Data segment.
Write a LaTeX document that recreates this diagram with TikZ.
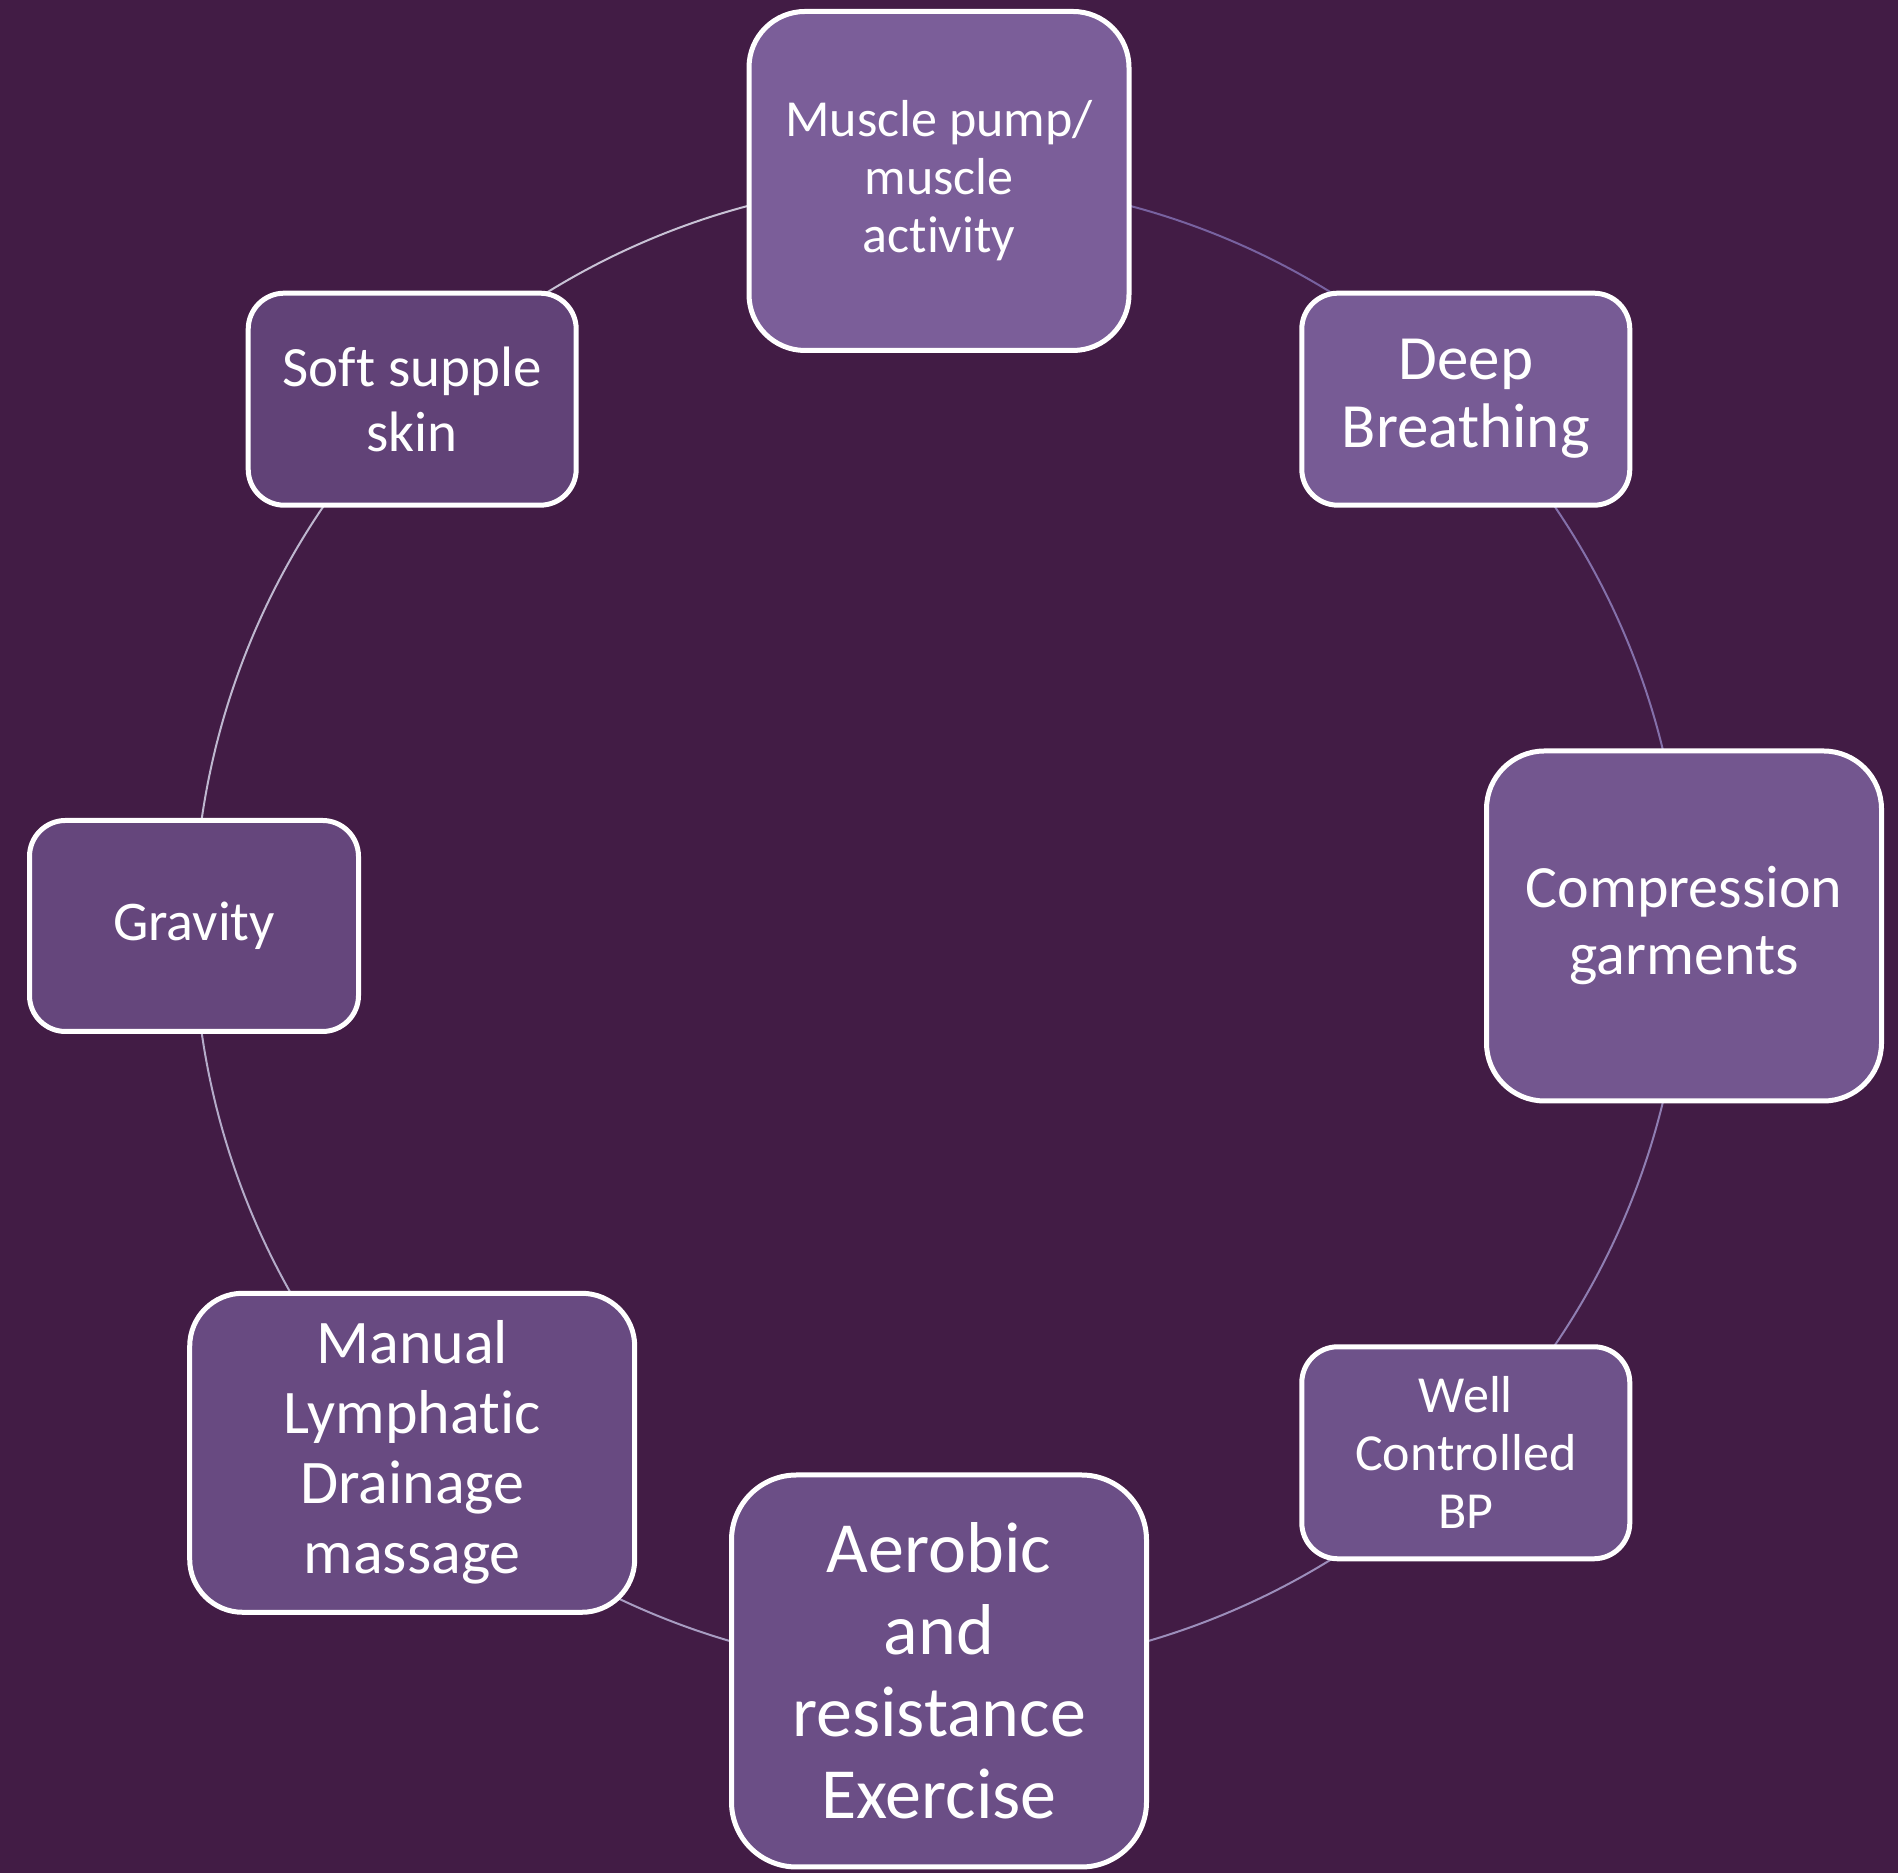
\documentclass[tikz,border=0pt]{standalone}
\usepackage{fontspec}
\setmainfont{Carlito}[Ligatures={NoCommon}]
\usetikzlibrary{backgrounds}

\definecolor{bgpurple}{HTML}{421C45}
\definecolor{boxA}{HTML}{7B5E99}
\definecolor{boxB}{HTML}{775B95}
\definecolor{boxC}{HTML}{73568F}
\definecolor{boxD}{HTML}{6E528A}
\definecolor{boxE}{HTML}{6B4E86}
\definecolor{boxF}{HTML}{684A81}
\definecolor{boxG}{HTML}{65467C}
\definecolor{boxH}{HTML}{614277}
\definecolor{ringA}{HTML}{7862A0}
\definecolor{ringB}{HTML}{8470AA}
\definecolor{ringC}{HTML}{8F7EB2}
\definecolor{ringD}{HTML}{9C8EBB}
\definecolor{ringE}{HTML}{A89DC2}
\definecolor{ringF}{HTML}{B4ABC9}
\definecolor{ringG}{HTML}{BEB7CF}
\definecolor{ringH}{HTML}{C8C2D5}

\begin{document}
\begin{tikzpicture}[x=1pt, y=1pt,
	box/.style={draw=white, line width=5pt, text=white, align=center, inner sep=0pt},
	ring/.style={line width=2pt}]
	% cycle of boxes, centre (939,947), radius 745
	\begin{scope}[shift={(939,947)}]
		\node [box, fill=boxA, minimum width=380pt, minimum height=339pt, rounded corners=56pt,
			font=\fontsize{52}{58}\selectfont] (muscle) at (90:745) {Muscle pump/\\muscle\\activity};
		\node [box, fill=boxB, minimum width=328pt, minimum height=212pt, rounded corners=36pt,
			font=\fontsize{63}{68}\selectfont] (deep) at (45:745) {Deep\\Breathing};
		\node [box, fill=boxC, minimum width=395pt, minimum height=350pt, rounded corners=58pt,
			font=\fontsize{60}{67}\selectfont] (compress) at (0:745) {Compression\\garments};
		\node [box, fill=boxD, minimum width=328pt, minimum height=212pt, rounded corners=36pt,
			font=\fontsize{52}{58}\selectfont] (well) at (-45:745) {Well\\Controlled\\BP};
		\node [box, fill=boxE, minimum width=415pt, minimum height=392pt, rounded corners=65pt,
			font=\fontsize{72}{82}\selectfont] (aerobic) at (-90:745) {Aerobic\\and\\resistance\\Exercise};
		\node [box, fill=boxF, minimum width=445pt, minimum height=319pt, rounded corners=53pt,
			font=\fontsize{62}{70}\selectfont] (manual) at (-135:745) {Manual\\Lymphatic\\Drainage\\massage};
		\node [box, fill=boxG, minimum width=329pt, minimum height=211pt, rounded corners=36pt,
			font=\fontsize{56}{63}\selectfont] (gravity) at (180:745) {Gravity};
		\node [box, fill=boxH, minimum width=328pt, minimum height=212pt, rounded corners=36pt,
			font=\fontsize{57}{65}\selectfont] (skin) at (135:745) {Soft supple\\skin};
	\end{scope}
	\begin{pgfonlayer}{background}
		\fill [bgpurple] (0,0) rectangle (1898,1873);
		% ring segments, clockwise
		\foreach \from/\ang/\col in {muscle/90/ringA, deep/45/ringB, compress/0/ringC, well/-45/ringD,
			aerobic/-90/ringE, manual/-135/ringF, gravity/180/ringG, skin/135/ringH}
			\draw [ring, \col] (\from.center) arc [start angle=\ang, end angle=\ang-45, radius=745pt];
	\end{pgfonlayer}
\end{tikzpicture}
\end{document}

What you need to do. Pictures excluded, quote all the data above exactly.

Output for this task.
Write a LaTeX document that recreates this diagram with TikZ.
\documentclass[tikz,border=0pt]{standalone}
\usepackage{fontspec}
\setmainfont{Carlito}[Ligatures={NoCommon}]
\usetikzlibrary{backgrounds}

\definecolor{bgpurple}{HTML}{421C45}
\definecolor{boxA}{HTML}{7B5E99}
\definecolor{boxB}{HTML}{775B95}
\definecolor{boxC}{HTML}{73568F}
\definecolor{boxD}{HTML}{6E528A}
\definecolor{boxE}{HTML}{6B4E86}
\definecolor{boxF}{HTML}{684A81}
\definecolor{boxG}{HTML}{65467C}
\definecolor{boxH}{HTML}{614277}
\definecolor{ringA}{HTML}{7862A0}
\definecolor{ringB}{HTML}{8470AA}
\definecolor{ringC}{HTML}{8F7EB2}
\definecolor{ringD}{HTML}{9C8EBB}
\definecolor{ringE}{HTML}{A89DC2}
\definecolor{ringF}{HTML}{B4ABC9}
\definecolor{ringG}{HTML}{BEB7CF}
\definecolor{ringH}{HTML}{C8C2D5}

\begin{document}
\begin{tikzpicture}[x=1pt, y=1pt,
	box/.style={draw=white, line width=5pt, text=white, align=center, inner sep=0pt},
	ring/.style={line width=2pt}]
	% cycle of boxes, centre (939,947), radius 745
	\begin{scope}[shift={(939,947)}]
		\node [box, fill=boxA, minimum width=380pt, minimum height=339pt, rounded corners=56pt,
			font=\fontsize{52}{58}\selectfont] (muscle) at (90:745) {Muscle pump/\\muscle\\activity};
		\node [box, fill=boxB, minimum width=328pt, minimum height=212pt, rounded corners=36pt,
			font=\fontsize{63}{68}\selectfont] (deep) at (45:745) {Deep\\Breathing};
		\node [box, fill=boxC, minimum width=395pt, minimum height=350pt, rounded corners=58pt,
			font=\fontsize{60}{67}\selectfont] (compress) at (0:745) {Compression\\garments};
		\node [box, fill=boxD, minimum width=328pt, minimum height=212pt, rounded corners=36pt,
			font=\fontsize{52}{58}\selectfont] (well) at (-45:745) {Well\\Controlled\\BP};
		\node [box, fill=boxE, minimum width=415pt, minimum height=392pt, rounded corners=65pt,
			font=\fontsize{72}{82}\selectfont] (aerobic) at (-90:745) {Aerobic\\and\\resistance\\Exercise};
		\node [box, fill=boxF, minimum width=445pt, minimum height=319pt, rounded corners=53pt,
			font=\fontsize{62}{70}\selectfont] (manual) at (-135:745) {Manual\\Lymphatic\\Drainage\\massage};
		\node [box, fill=boxG, minimum width=329pt, minimum height=211pt, rounded corners=36pt,
			font=\fontsize{56}{63}\selectfont] (gravity) at (180:745) {Gravity};
		\node [box, fill=boxH, minimum width=328pt, minimum height=212pt, rounded corners=36pt,
			font=\fontsize{57}{65}\selectfont] (skin) at (135:745) {Soft supple\\skin};
	\end{scope}
	\begin{pgfonlayer}{background}
		\fill [bgpurple] (0,0) rectangle (1898,1873);
		% ring segments, clockwise
		\foreach \from/\ang/\col in {muscle/90/ringA, deep/45/ringB, compress/0/ringC, well/-45/ringD,
			aerobic/-90/ringE, manual/-135/ringF, gravity/180/ringG, skin/135/ringH}
			\draw [ring, \col] (\from.center) arc [start angle=\ang, end angle=\ang-45, radius=745pt];
	\end{pgfonlayer}
\end{tikzpicture}
\end{document}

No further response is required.